Posieux / 17 heures
Né à Paris dans une famille d’intellectuels catholiques, P-Y étudie quelques années la littérature et la géographie avant de réorienter sa vie. Il se rend alors à Fribourg où il étudie la théologie. C’est un peu par hasard qu’il s’engage ici plutôt que là, une intuition peut-être, ou ce que des amis lui en ont dit. Il s’y engage pour la vie sans que la prêtrise ne le tente, il sera frère et le restera, chargé d’abord du domaine agricole – un peu plus de 12 hectares – de la comptabilité également, depuis quelques années.

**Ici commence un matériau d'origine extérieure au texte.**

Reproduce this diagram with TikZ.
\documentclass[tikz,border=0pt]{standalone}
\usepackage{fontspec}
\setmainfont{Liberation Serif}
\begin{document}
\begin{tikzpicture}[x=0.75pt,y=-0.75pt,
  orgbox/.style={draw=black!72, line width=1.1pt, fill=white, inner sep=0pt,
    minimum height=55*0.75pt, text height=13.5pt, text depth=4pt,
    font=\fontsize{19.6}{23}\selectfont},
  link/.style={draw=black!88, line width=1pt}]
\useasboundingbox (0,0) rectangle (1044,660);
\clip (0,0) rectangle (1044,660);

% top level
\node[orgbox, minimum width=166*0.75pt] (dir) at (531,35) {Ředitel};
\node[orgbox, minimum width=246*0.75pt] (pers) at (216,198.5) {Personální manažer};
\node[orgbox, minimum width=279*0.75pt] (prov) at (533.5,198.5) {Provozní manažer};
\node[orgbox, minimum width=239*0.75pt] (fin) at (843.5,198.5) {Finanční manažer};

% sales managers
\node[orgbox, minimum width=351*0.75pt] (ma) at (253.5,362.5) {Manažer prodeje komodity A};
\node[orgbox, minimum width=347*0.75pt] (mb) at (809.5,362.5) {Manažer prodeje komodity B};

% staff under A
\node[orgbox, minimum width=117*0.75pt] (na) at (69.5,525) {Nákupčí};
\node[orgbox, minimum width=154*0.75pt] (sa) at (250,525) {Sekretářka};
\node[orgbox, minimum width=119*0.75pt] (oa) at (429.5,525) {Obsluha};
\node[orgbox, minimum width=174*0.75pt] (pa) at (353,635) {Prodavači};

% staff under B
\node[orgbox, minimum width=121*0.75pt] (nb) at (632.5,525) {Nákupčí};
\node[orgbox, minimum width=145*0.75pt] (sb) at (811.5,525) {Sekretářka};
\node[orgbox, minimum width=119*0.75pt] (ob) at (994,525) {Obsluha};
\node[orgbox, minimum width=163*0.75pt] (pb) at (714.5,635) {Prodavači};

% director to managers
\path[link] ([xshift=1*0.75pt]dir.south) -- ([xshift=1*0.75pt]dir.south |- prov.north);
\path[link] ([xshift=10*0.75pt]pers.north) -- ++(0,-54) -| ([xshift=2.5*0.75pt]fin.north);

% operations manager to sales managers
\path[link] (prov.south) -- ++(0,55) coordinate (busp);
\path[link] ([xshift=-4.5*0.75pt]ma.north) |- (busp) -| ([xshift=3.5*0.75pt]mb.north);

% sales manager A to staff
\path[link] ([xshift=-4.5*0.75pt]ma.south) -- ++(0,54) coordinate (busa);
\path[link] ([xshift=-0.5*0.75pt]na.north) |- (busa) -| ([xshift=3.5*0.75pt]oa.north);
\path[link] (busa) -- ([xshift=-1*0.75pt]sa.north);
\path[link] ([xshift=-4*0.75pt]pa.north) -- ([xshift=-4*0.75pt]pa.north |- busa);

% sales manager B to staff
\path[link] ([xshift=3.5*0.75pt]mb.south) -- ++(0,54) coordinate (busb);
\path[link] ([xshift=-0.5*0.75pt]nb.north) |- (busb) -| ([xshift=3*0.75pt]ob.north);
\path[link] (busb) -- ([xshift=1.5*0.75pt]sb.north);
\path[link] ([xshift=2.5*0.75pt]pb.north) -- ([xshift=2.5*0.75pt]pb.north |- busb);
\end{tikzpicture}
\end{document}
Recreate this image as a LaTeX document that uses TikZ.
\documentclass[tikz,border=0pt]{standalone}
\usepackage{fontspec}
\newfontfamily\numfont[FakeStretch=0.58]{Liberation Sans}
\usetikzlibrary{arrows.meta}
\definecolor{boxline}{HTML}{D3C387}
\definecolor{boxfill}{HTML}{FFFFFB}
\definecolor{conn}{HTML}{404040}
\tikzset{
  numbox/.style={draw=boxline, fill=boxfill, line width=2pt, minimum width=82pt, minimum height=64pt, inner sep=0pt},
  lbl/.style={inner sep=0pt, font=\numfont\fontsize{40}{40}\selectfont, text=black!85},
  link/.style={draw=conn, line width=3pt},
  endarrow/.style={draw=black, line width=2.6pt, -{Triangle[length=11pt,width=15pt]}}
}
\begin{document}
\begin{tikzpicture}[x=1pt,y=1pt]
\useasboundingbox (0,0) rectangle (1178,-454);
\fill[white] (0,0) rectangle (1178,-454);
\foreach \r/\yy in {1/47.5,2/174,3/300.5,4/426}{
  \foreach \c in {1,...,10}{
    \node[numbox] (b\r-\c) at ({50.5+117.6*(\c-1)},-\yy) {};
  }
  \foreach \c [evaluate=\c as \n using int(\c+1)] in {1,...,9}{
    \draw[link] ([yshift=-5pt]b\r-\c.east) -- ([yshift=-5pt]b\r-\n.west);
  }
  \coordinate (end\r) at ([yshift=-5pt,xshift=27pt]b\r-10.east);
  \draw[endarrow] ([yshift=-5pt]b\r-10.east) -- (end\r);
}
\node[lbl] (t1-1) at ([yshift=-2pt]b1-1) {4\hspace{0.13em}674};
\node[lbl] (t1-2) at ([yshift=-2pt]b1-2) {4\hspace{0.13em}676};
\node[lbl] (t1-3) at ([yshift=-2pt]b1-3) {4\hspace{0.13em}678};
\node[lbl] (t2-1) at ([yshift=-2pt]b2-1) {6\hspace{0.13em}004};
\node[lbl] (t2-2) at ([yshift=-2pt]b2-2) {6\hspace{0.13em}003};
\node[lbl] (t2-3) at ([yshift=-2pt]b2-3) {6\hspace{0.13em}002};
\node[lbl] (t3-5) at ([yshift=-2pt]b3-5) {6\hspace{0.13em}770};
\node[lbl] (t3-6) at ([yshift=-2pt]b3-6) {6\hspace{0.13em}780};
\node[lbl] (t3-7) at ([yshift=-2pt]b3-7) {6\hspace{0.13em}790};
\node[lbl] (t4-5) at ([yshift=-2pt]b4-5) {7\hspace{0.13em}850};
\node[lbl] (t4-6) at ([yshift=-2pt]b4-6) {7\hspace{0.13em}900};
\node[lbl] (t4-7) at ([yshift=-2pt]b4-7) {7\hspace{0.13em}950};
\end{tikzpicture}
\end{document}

Il a déposé ses valises au bord de la Sarine il y a plus de vingt ans et se souvient du premier jour, à sarcler les carreaux du jardin de l’abbaye, entre Tierce et Sexte, puis entre None et Vêpres, à se demander ce que deviendrait sa vie hachée en si petits morceaux. Il lit de moins en moins, deux phrases ou un verset biblique suffisent pour la journée; il préfère le travail dehors dont il a toujours rêvé: les chèvres, les vergers, les vaches, les prés. Le temps passe si vite.
Ce matin il a chassé les taupes qui se sont attaquées aux racines des hautes-tiges plantées ce printemps: pommiers, poiriers, cerisiers, griottiers, pruniers. Cet après-midi il fixe les montants de l’appentis en bois et tuiles plates qui s’appuiera contre le mur du cimetière pour offrir une place ombragée aux visiteurs. Demain, il s’occupera des 400 mètres de haies mêlées de chênes et de merisiers, prévus dans la «requalification du site». Il avance au jour le jour sans les compter, comme si chacun d’eux contenait les autres.
Aujourd’hui le siècle aura raison de la règle, il a sauté none et vêpres, le travail ne pouvait pas attendre. Son silence m’a fait comprendre que les questions que je souhaitais lui poser n’attendaient en définitive que mes propres réponses, simples, patientes, en acte.